Artist Gordon Parks (American, 1912–2006)
Title Flooded under pass near Springfield, Mass.: Springfield, Mass., Gilbert & Barker
Date February 1945
Medium Gelatin silver print
Dimensions Image: 7 9/16 × 7 1/2 in. (19.2 × 19.1 cm)
Credit Line Henry Holmes Smith Archive, Eskenazi Museum of Art, Indiana University
Accession Number 79.200.XX.6.2
About this Work
Gordon Parks was a modern Renaissance man, recognized not only as a groundbreaking photojournalist, but also as a noted writer, filmmaker, and composer. In 1941, he was the first photographer to be named a Julius Rosenwald Foundation Fellow; in 1942 he became the first African American hired by Roy Stryker for the Farm Security Administration; and in 1943 he followed Stryker to the Office of War Information (OWI) and subsequently to the Standard Oil Photography Project in New Jersey. In 1952 twenty-eight vintage prints from the latter project were given by Stryker to Indiana University (Eskenazi Museum of Art 200.XX.6.1-.28). While Parks’s photo-documentary style during this period was influenced by other FSA photographers, including Dorothea Lange and Walker Evans, his status as a minority gave him a unique perspective, particularly on the lives of African Americans.

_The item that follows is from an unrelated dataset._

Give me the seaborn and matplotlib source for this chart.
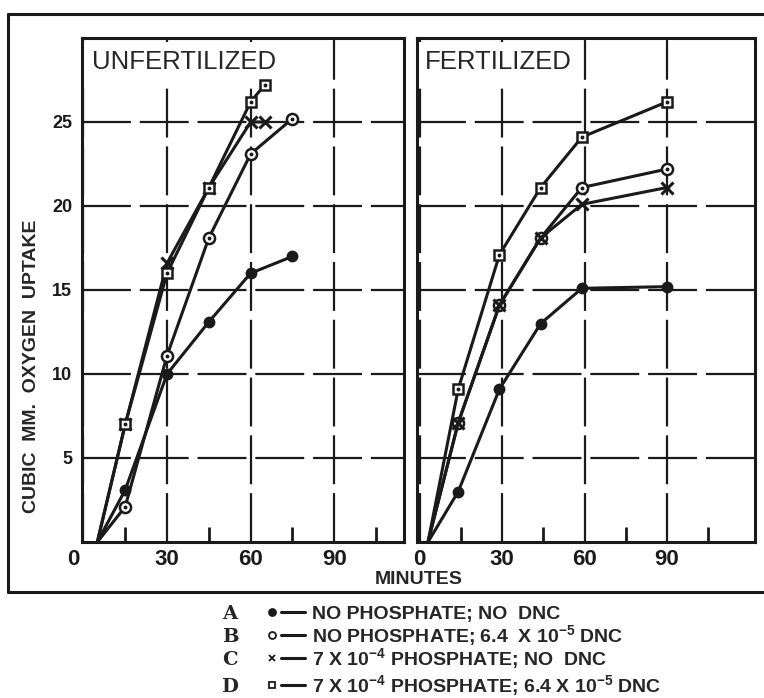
import pandas as pd
import seaborn as sns
import matplotlib.pyplot as plt
from matplotlib.lines import Line2D
from matplotlib import transforms

# minutes vs cubic mm oxygen uptake
unfert_min_ab = [5, 15, 30, 45, 60, 75]
unfert_min_cd = [5, 15, 30, 45, 60, 65]
unfert_A = [0, 3.1, 10.0, 13.1, 16.0, 17.0]
unfert_B = [0, 2.1, 11.1, 18.1, 23.1, 25.2]
unfert_C = [0, 7.0, 16.6, 21.1, 25.0, 25.0]
unfert_D = [0, 7.0, 16.0, 21.1, 26.2, 27.2]

fert_min = [3, 14, 29, 44, 59, 90]
fert_A = [0, 3.0, 9.1, 13.0, 15.1, 15.2]
fert_B = [0, 7.1, 14.1, 18.1, 21.1, 22.2]
fert_C = [0, 7.1, 14.1, 18.1, 20.1, 21.1]
fert_D = [0, 9.1, 17.1, 21.1, 24.1, 26.2]

series = ['A', 'B', 'C', 'D']
legend_text = [
    'NO PHOSPHATE; NO  DNC',
    'NO PHOSPHATE; 6.4  X 10$^{-5}$ DNC',
    '7 X 10$^{-4}$ PHOSPHATE; NO  DNC',
    '7 X 10$^{-4}$ PHOSPHATE; 6.4 X 10$^{-5}$ DNC',
]

# long table for seaborn
rows = []
for s, xs, ys in [('A', unfert_min_ab, unfert_A), ('B', unfert_min_ab, unfert_B),
                  ('C', unfert_min_cd, unfert_C), ('D', unfert_min_cd, unfert_D)]:
    for x, y in zip(xs, ys):
        rows.append(('UNFERTILIZED', s, x, y))
for s, ys in [('A', fert_A), ('B', fert_B), ('C', fert_C), ('D', fert_D)]:
    for x, y in zip(fert_min, ys):
        rows.append(('FERTILIZED', s, x, y))
df = pd.DataFrame(rows, columns=['panel', 'series', 'minutes', 'uptake'])

sns.set_theme(style='white')
plt.rcParams['font.family'] = ['Liberation Sans', 'DejaVu Sans']
plt.rcParams['mathtext.fontset'] = 'custom'
plt.rcParams['mathtext.rm'] = 'Liberation Sans:bold'
plt.rcParams['mathtext.default'] = 'rm'

styles = {
    'A': dict(marker='o', ms=7, mfc='k', mew=1.5, dot=False),
    'B': dict(marker='o', ms=8, mfc='white', mew=1.8, dot=True),
    'C': dict(marker='x', ms=8, mfc='k', mew=2.2, dot=False),
    'D': dict(marker='s', ms=7, mfc='white', mew=1.8, dot=True),
}

W, H = 764, 698
fig = plt.figure(figsize=(W / 100, H / 100), dpi=100)


def fx(px):
    return px / W


def fy(py):
    return 1 - py / H


ax1 = fig.add_axes([fx(82), fy(542), (404 - 82) / W, (542 - 38) / H])
ax2 = fig.add_axes([fx(417), fy(542), (755 - 417) / W, (542 - 38) / H])

for ax, panel, xlim in [(ax1, 'UNFERTILIZED', (-0.5, 115)), (ax2, 'FERTILIZED', (-1, 122))]:
    sub = df[df.panel == panel]
    for s in series:
        d = sub[sub.series == s]
        st = styles[s]
        sns.lineplot(data=d, x='minutes', y='uptake', ax=ax, color='k', lw=2.2,
                     marker=st['marker'], ms=st['ms'], mfc=st['mfc'], mec='k',
                     mew=st['mew'], markevery=list(range(1, len(d))),
                     estimator=None, sort=False, zorder=3)
        if st['dot']:
            ax.plot(d.minutes.iloc[1:], d.uptake.iloc[1:], ls='', marker='o',
                    ms=1.8, color='k', zorder=4)
    ax.set_xlim(*xlim)
    ax.set_ylim(0, 30)
    ax.set_xlabel('')
    ax.set_ylabel('')
    ax.set_xticks([0, 30, 60, 90])
    ax.set_xticklabels(['0', '30', '60', '90'], fontsize=16, fontweight='bold')
    ax.set_yticks([5, 10, 15, 20, 25])
    ax.set_yticklabels(['5', '10', '15', '20', '25'], fontsize=13, fontweight='bold')
    ax.set_xticks([15, 45, 75, 105], minor=True)
    ax.tick_params(axis='both', which='major', length=0, colors='k')
    ax.tick_params(axis='x', which='major', pad=5)
    ax.tick_params(axis='y', which='major', pad=7)
    ax.tick_params(axis='x', which='minor', bottom=True, direction='in',
                   length=11, width=2, color='k')
    ax.grid(True, which='major', color='k', lw=1.6, ls=(0, (22, 4)))
    for sp in ax.spines.values():
        sp.set_linewidth(2.2)
        sp.set_color('k')
    # title box hides the grid but sits under the curves
    ax.text(0.03 if ax is ax1 else 0.024, 0.952, panel, transform=ax.transAxes,
            fontsize=18.5, va='center', ha='left', zorder=2.5,
            bbox=dict(facecolor='white', edgecolor='none', pad=6))

ax2.set_yticklabels([])

# left panel "0" sits a little left of the corner
lbl = ax1.get_xticklabels()[0]
lbl.set_transform(lbl.get_transform() + transforms.ScaledTranslation(-0.1, 0, fig.dpi_scale_trans))

fig.text(fx(32), fy(366), 'CUBIC  MM.  OXYGEN  UPTAKE', rotation=90, ha='center',
         va='center', fontsize=14, fontweight='bold')
fig.text(fx(419), fy(580), 'MINUTES', ha='center', va='center', fontsize=14,
         fontweight='bold')

# outer frame
for xs, ys in [([8, 8], [14, 592]), ([8, 764], [14, 14]), ([8, 764], [592, 592])]:
    fig.add_artist(Line2D([fx(v) for v in xs], [fy(v) for v in ys],
                          transform=fig.transFigure, color='k', lw=2.2))

# legend block
baselines = [619, 642, 665, 692]
for s, txt, base in zip(series, legend_text, baselines):
    st = styles[s]
    mid = base - 7
    fig.text(fx(230), fy(base), s, ha='center', va='baseline', fontsize=14,
             fontweight='bold', family='DejaVu Serif')
    fig.add_artist(Line2D([fx(272)], [fy(mid)], transform=fig.transFigure,
                          marker=st['marker'], ms=5, mfc=st['mfc'], mec='k',
                          mew=1.3, color='k', ls=''))
    fig.add_artist(Line2D([fx(281), fx(305)], [fy(mid), fy(mid)],
                          transform=fig.transFigure, color='k', lw=2.2))
    fig.text(fx(312), fy(base), txt, ha='left', va='baseline', fontsize=14,
             fontweight='bold')

fig.savefig('out.png', dpi=100)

His biggest impact, though, came not in his early photo-documentary projects, but his work as a magazine photographer. Parks was hired by Life magazine in 1948 as their first African American photographer. During his tenure with the magazine, he published the story of the Fontenelle family and similarly moving photo-essays—on an impoverished Brazilian boy named Flavio Da Silva and a young Harlem gang member named Leonard “Red” Jackson. For Parks the camera was more than simply a tool for recording society, it became a "weapon against poverty, racism, and discrimination."